Gay marriage has always been an issue I've struggled with, trying to reconcile my genuine belief that the government needs to just leave people the hell alone with my genuine conviction that marriage is something sacred between a man and a women. As I've aged and got both more libertarian and started my own family that division became more stark. In 2006 I voted for the Virginia marriage amendment, but if I had voted on Monday instead of Tuesday it could have been different.
So here we are now, our politics once again sucked into a vortex the Founders never intended it to go. This cycle of find a divisive social issue, exploit it both ways to get elected, and then pray like hell the Supreme Court sides with me so I can shove it in your face; this cycle is not how our system was suppose to work. The way it was suppose to work, per the 10th amendment, was that all issues not specifically stated in the Constitution would be left to the states. Instead, we have a left and right spectrum in this country who have both decided that they want to use government to institute their social beliefs. For me, the only real solution is to simply subtract the problem entirely. Get government out of marriage.

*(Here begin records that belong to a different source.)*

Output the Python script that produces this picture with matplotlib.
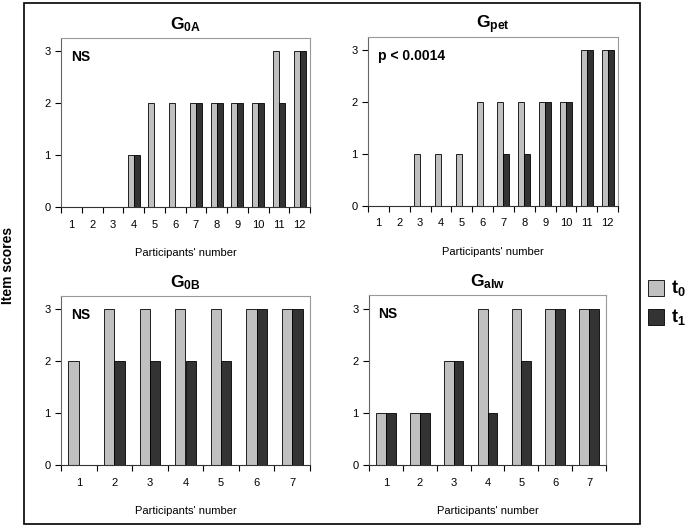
import numpy as np
import matplotlib
matplotlib.use('Agg')
import matplotlib.pyplot as plt
from matplotlib.patches import Rectangle

plt.rcParams['font.family'] = ['Liberation Sans', 'DejaVu Sans']
plt.rcParams['mathtext.fontset'] = 'custom'
plt.rcParams['mathtext.rm'] = 'Liberation Sans'
plt.rcParams['mathtext.bf'] = 'Liberation Sans:bold'
plt.rcParams['mathtext.it'] = 'Liberation Sans:italic'

# data
part_12 = list(range(1, 13))
part_7 = list(range(1, 8))

g0a_t0 = [0, 0, 0, 1, 2, 2, 2, 2, 2, 2, 3, 3]
g0a_t1 = [0, 0, 0, 1, 0, 0, 2, 2, 2, 2, 2, 3]
gpet_t0 = [0, 0, 1, 1, 1, 2, 2, 2, 2, 2, 3, 3]
gpet_t1 = [0, 0, 0, 0, 0, 0, 1, 1, 2, 2, 3, 3]
g0b_t0 = [2, 3, 3, 3, 3, 3, 3]
g0b_t1 = [0, 2, 2, 2, 2, 3, 3]
galw_t0 = [1, 1, 2, 3, 3, 3, 3]
galw_t1 = [1, 1, 2, 1, 2, 3, 3]

titles = [r'$\mathbf{G_{0A}}$', r'$\mathbf{G_{pet}}$', r'$\mathbf{G_{0B}}$', r'$\mathbf{G_{alw}}$']
notes = ['NS', 'p < 0.0014', 'NS', 'NS']

c_t0 = '#c0c0c0'
c_t1 = '#333333'

W, H = 697, 531
fig = plt.figure(figsize=(W / 100, H / 100), dpi=100)

def rect(x0, y_top, x1, y_bot):
    return [x0 / W, 1 - y_bot / H, (x1 - x0) / W, (y_bot - y_top) / H]

# outer frame
fig.patches.append(Rectangle((24 / W, 1 - 524 / H), (640 - 24) / W, (524 - 3) / H,
                             transform=fig.transFigure, fill=False, lw=1.2, ec='black'))

panels = [
    (rect(61, 38, 310, 207), part_12, g0a_t0, g0a_t1),
    (rect(368, 37, 618, 206), part_12, gpet_t0, gpet_t1),
    (rect(61, 296, 310, 465), part_7, g0b_t0, g0b_t1),
    (rect(369, 295, 606, 465), part_7, galw_t0, galw_t1),
]

bw = 0.29
for i, (pos, parts, t0, t1) in enumerate(panels):
    ax = fig.add_axes(pos)
    x = np.arange(len(parts))
    ax.bar(x - bw / 2, t0, bw, color=c_t0, edgecolor='black', linewidth=0.6)
    ax.bar(x + bw / 2, t1, bw, color=c_t1, edgecolor='black', linewidth=0.6)
    ax.set_xlim(-0.5, len(parts) - 0.5)
    ax.set_ylim(0, 3.26)
    ax.set_yticks([0, 1, 2, 3])
    ax.set_xticks(x)
    ax.set_xticklabels([str(p) for p in parts])
    ax.set_xticks(np.arange(len(parts) + 1) - 0.5, minor=True)
    ax.tick_params(axis='x', which='major', length=0, labelsize=8, pad=9)
    ax.tick_params(axis='x', which='minor', length=4, width=0.8, direction='out')
    ax.tick_params(axis='y', length=4, width=0.8, labelsize=8)
    for s in ['top', 'right']:
        ax.spines[s].set_color('#999999')
        ax.spines[s].set_linewidth(0.8)
    ax.spines['left'].set_color('#666666')
    ax.spines['bottom'].set_color('#333333')
    ax.set_title(titles[i], fontsize=12.5, pad=6)
    ax.set_xlabel("Participants' number", fontsize=8, labelpad=13)
    ax.text(0.04, 0.93, notes[i], transform=ax.transAxes, fontsize=10,
            fontweight='bold', va='top', ha='left')

fig.text(8 / W, 1 - 265 / H, 'Item scores', rotation=90, fontsize=10,
         fontweight='bold', ha='center', va='center')

# legend
fig.patches.append(Rectangle((648 / W, 1 - 296 / H), 16 / W, 16 / H,
                             transform=fig.transFigure, fc=c_t0, ec='black', lw=0.6))
fig.patches.append(Rectangle((648 / W, 1 - 325 / H), 16 / W, 16 / H,
                             transform=fig.transFigure, fc=c_t1, ec='black', lw=0.6))
fig.text(671 / W, 1 - 288 / H, r'$\mathbf{t_0}$', fontsize=13, va='center')
fig.text(671 / W, 1 - 317 / H, r'$\mathbf{t_1}$', fontsize=13, va='center')

fig.savefig('out.png', dpi=100)
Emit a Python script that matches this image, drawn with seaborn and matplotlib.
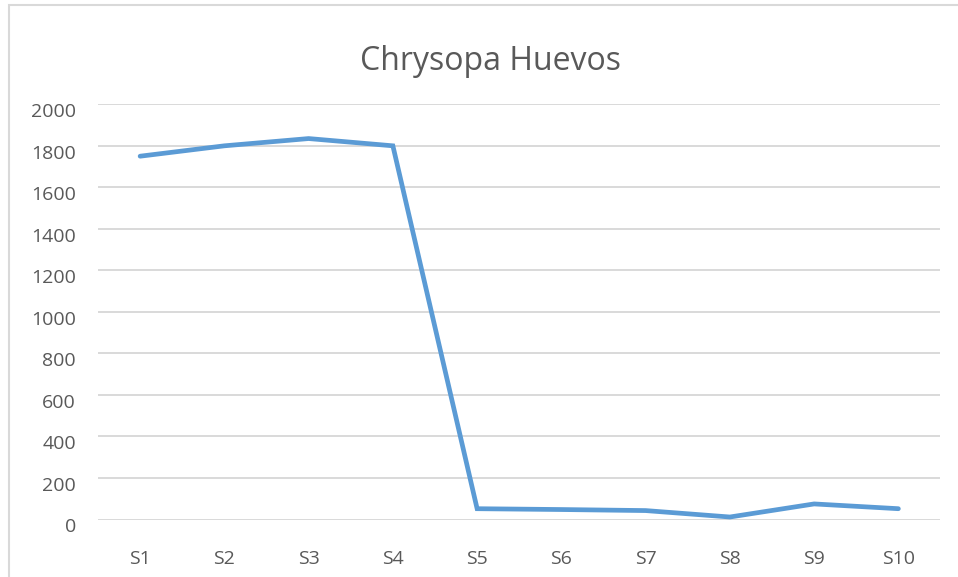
import numpy as np
import pandas as pd
import matplotlib
matplotlib.use("Agg")
import matplotlib.pyplot as plt
import matplotlib.transforms as mtransforms
from matplotlib.patches import Rectangle
import seaborn as sns

# ─── Données ────────────────────────────────────────────────────────────────
muestras = ["S1", "S2", "S3", "S4", "S5", "S6", "S7", "S8", "S9", "S10"]
huevos = [1750, 1800, 1835, 1800, 52, 48, 43, 12, 75, 52]
y_ticks = [0, 200, 400, 600, 800, 1000, 1200, 1400, 1600, 1800, 2000]

df = pd.DataFrame({"muestra": muestras, "huevos": huevos})

# ─── Style ──────────────────────────────────────────────────────────────────
sns.set_style("white")
plt.rcParams["font.family"] = ["Open Sans", "DejaVu Sans"]

W, H = 958, 577
fig = plt.figure(figsize=(W / 100, H / 100), dpi=100)
ax = fig.add_axes([98 / W, 1 - 519.5 / H, (940.5 - 98) / W, (519.5 - 104.3) / H])

sns.lineplot(data=df, x="muestra", y="huevos", ax=ax, sort=False,
             color="#5B9BD5", lw=3.4, solid_joinstyle="miter")

ax.set_xlim(-0.5, len(muestras) - 0.5)
ax.set_ylim(0, 2000)
ax.set_yticks(y_ticks)
ax.set_yticklabels([str(v) for v in y_ticks])
ax.set_xlabel("")
ax.set_ylabel("")

ax.grid(axis="y", color="#D9D9D9", lw=1.4)
ax.set_axisbelow(True)
for s in ax.spines.values():
    s.set_visible(False)

ax.tick_params(axis="y", length=0, pad=16, labelsize=14, labelcolor="#595959")
ax.tick_params(axis="x", length=0, pad=22, labelsize=14, labelcolor="#595959")

# Excel décale un peu les étiquettes vers le bas
off = mtransforms.ScaledTranslation(0, -6 / 100, fig.dpi_scale_trans)
for lbl in ax.get_yticklabels():
    lbl.set_transform(lbl.get_transform() + off)

fig.text(490 / W, 1 - 61 / H, "Chrysopa Huevos", ha="center", va="center",
         fontsize=23, color="#595959")

# cadre du graphique
fig.patches.append(Rectangle((9 / W, -0.05), 1.0, 1 - 5 / H + 0.05,
                             transform=fig.transFigure, fill=False,
                             edgecolor="#D9D9D9", lw=1.5))

fig.savefig("out.png", dpi=100, facecolor="white")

This seems like a typical and lazy answer, one that has become something of a popular cop-out for conservatives in a intellectual bind like myself. Making it even harder is the left screaming "bigot" at you if you are uncomfortable with same-sex relationships and the right throwing God around like a football on Thanksgiving. The absolutes are driving me crazy and, honestly, are poisoning the conversation by needlessly slurring the other. Its not fun.
If two gay people want to get married, they should be able to find a church or celebrant to do it in front of their friends and family. If your are straight, it should be the same way. When I got married, it wasn't Rabbi Sultzman that made our marriage official, it was the signed document sent to the Fredericksburg clerk of the court's office. If two people want to be committed to each other, its none of the government's damn business. But that leads us to ask, why does the government care to begin with?

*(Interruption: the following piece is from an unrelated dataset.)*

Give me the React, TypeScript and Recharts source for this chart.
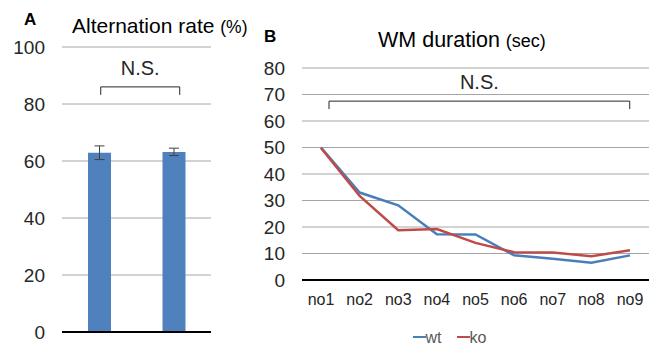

That's right. Tax politics are all over the marriage debate. If the government is the final arbiter of marriage, it knows where you live and how much you make together and thus can take more of your money. It also allows politicians to run for office claiming they will give you tax breaks for being married, for having a kid, using the federal government to decide how much you pay based on your marital status. How many conservatives have been elected on child tax credits, marriage tax credits and the like. It's another way for the government to know more about us, play favorites, and take more of our money. If the government isn't involved in marriage then my church won't care if another church is marrying gay couples.

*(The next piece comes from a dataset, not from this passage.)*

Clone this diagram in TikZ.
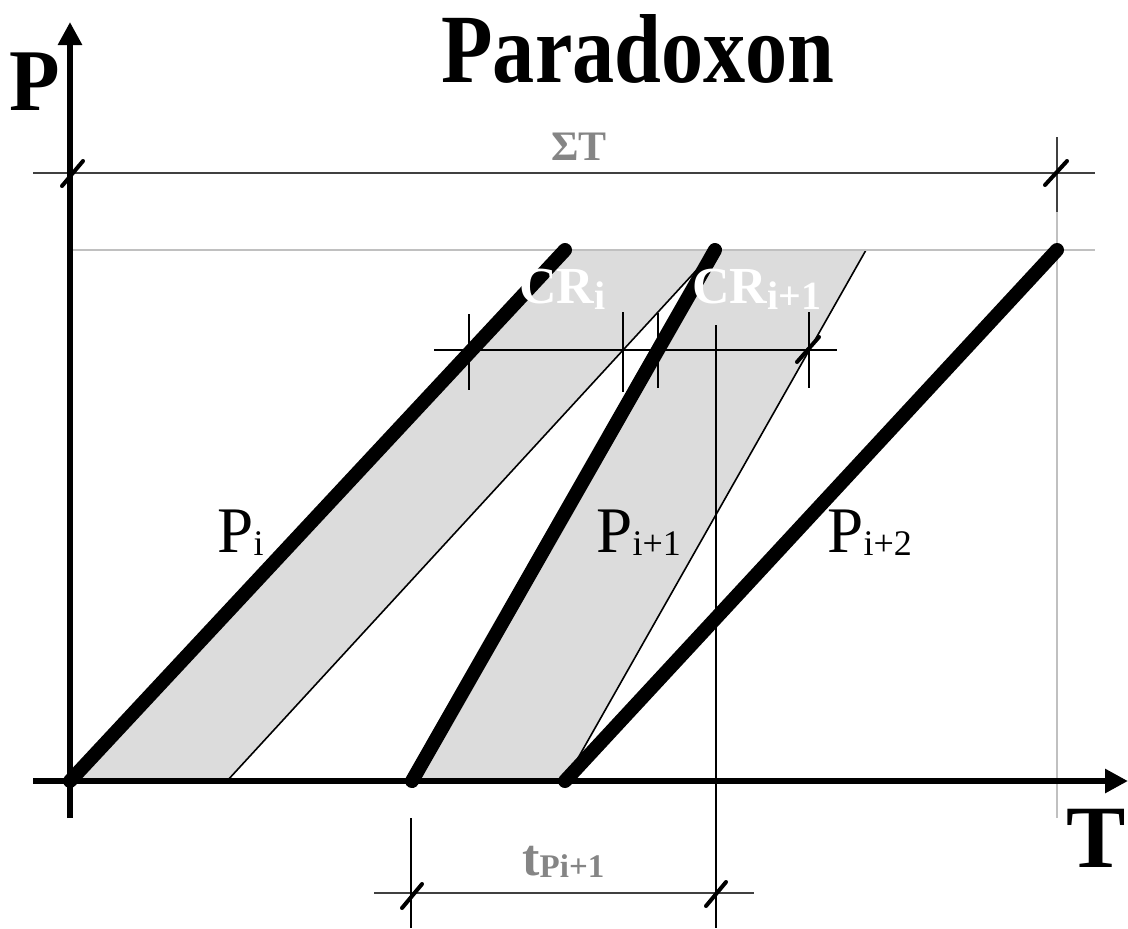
\documentclass[tikz,border=0pt]{standalone}
\usepackage{fontspec}
\setmainfont{Liberation Serif}
\usetikzlibrary{arrows.meta}
\definecolor{bandgray}{HTML}{DCDCDC}
\definecolor{lightline}{HTML}{C0C0C0}
\definecolor{dimline}{HTML}{404040}
\definecolor{labelgray}{HTML}{858585}
\begin{document}
\begin{tikzpicture}[x=0.5pt,y=-0.5pt,
  axis/.style={line width=3pt,-{Triangle[length=11.5pt,width=11.5pt]}},
  bar/.style={line width=7pt,line cap=round},
  edge/.style={line width=0.8pt},
  band/.style={fill=bandgray},
  dimen/.style={line width=0.7pt,draw=dimline},
  guide/.style={line width=0.6pt,draw=black},
  faint/.style={line width=0.6pt,draw=lightline},
  slash/.style={line width=2pt,line cap=round},
  lbl/.style={inner sep=0pt,anchor=base west}]
\useasboundingbox (0,0) rectangle (1128,928);
% key points
\coordinate (Pa0) at (70,781);  \coordinate (Pa1) at (565,250);
\coordinate (Pb0) at (412,781); \coordinate (Pb1) at (715,250);
\coordinate (Pc0) at (565,781); \coordinate (Pc1) at (1057,250);
\coordinate (Ra0) at (227,781); \coordinate (Rb1) at (866,250);
% bands
\fill[band] (Pa0)--(Pa1)--(Pb1)--(Ra0)--cycle;
\fill[band] (Pb0)--(Pb1)--(Rb1)--(Pc0)--cycle;
\draw[edge] (Ra0)--(Pb1);
\draw[edge] (Pc0)--(Rb1);
% guide lines
\coordinate (TopL) at (70,250); \coordinate (TopR) at (1095,250);
\draw[faint] (TopL)--(TopR);
\coordinate (SigL) at (33,173); \coordinate (SigR) at (1095,173);
\draw[dimen] (SigL)--(SigR);
\coordinate (Va) at (1057,137); \coordinate (Vb) at (1057,212); \coordinate (Vc) at (1057,818);
\draw[dimen] (Va)--(Vb);
\draw[faint] (Vb)--(Vc);
% axes
\coordinate (YB) at (70,818); \coordinate (YT) at (70,22);
\coordinate (XL) at (33,781); \coordinate (XR) at (1128,781);
\draw[axis] (YB)--(YT);
\draw[axis] (XL)--(XR);
% thick lines
\draw[bar] (Pa0)--(Pa1);
\draw[bar] (Pb0)--(Pb1);
\draw[bar] (Pc0)--(Pc1);
% CR dimension
\coordinate (CrL) at (434,350); \coordinate (CrR) at (837,350);
\draw[guide] (CrL)--(CrR);
\coordinate (k1a) at (469,314); \coordinate (k1b) at (469,390);
\coordinate (k2a) at (623,312); \coordinate (k2b) at (623,392);
\coordinate (k3a) at (658,313); \coordinate (k3b) at (658,388);
\coordinate (k4a) at (809,312); \coordinate (k4b) at (809,388);
\draw[guide] (k1a)--(k1b);
\draw[guide] (k2a)--(k2b);
\draw[guide] (k3a)--(k3b);
\draw[guide] (k4a)--(k4b);
\coordinate (s1a) at (797,362); \coordinate (s1b) at (819,337);
\draw[slash] (s1a)--(s1b);
\coordinate (V7a) at (716,325); \coordinate (V7b) at (716,928);
\draw[guide] (V7a)--(V7b);
% bottom dimension
\coordinate (BdL) at (374,893); \coordinate (BdR) at (754,893);
\draw[dimen] (BdL)--(BdR);
\coordinate (V4a) at (411,818); \coordinate (V4b) at (411,928);
\draw[guide] (V4a)--(V4b);
\coordinate (s2a) at (402,908); \coordinate (s2b) at (422,884);
\coordinate (s3a) at (706,906); \coordinate (s3b) at (726,882);
\draw[slash] (s2a)--(s2b);
\draw[slash] (s3a)--(s3b);
% sigma T slashes
\coordinate (s4a) at (62,186); \coordinate (s4b) at (83,161);
\coordinate (s5a) at (1045,185); \coordinate (s5b) at (1067,161);
\draw[slash] (s4a)--(s4b);
\draw[slash] (s5a)--(s5b);
% texts
\node[lbl] (title) at (441,82) {\scalebox{0.86}[1]{\fontsize{49pt}{49pt}\selectfont\bfseries Paradoxon}};
\node[lbl] (Plab) at (9,110) {\scalebox{0.94}[1]{\fontsize{44pt}{44pt}\selectfont\bfseries P}};
\node[lbl] (Tlab) at (1066,867) {\fontsize{44.5pt}{44.5pt}\selectfont\bfseries T};
\node[lbl,text=labelgray] (sig) at (551,160) {\fontsize{21pt}{21pt}\selectfont\bfseries ΣT};
\node[lbl] (pi) at (217,552) {\fontsize{32.5pt}{32.5pt}\selectfont P\raisebox{-1.5pt}{\fontsize{18pt}{18pt}\selectfont i}};
\node[lbl] (pi1) at (596,552) {\fontsize{32.5pt}{32.5pt}\selectfont P\raisebox{-1.5pt}{\fontsize{18pt}{18pt}\selectfont i+1}};
\node[lbl] (pi2) at (827,552) {\fontsize{32.5pt}{32.5pt}\selectfont P\raisebox{-1.5pt}{\fontsize{18pt}{18pt}\selectfont i+2}};
\node[lbl,text=white] (cri) at (519,303) {\fontsize{26pt}{26pt}\selectfont\bfseries CR\raisebox{-3pt}{\fontsize{20pt}{20pt}\selectfont i}};
\node[lbl,text=white] (cri1) at (692,303) {\fontsize{26pt}{26pt}\selectfont\bfseries CR\raisebox{-3pt}{\fontsize{20pt}{20pt}\selectfont i+1}};
\node[lbl,text=labelgray] (tp) at (522,875) {\fontsize{26pt}{26pt}\selectfont\bfseries t\raisebox{-1pt}{\fontsize{16.5pt}{16.5pt}\selectfont Pi+1}};
\end{tikzpicture}
\end{document}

But the larger problem is that our society has now devolved into needing the federal government to approve all private behavior. In my world, nobody would be marching on Washington because gay couples should not need the federal government's approval to do and be what they are naturally. This need for 5 our of 9 Supreme Court justices to ratify who you are is beyond my comprehension. Well, not entirely. If the government's laws regulate your life, I can see the impulse to want the government to change them. My position is you shouldn't want the government to change them, you should want the government to eliminate them. No matter who or what you are, you shouldn't need the government to ratify that. You should want the government to stay out of it.
As for the Supreme Court cases, I hope they uphold California's Prop 8 because it was legally voted on by the voters of California but I hope they strike down DOMA because it's none of the federal government's damn business to be involved in marriage. If Californians want to legalize gay marriage, amend your state constitution. I imagine now it wouldn't be that hard.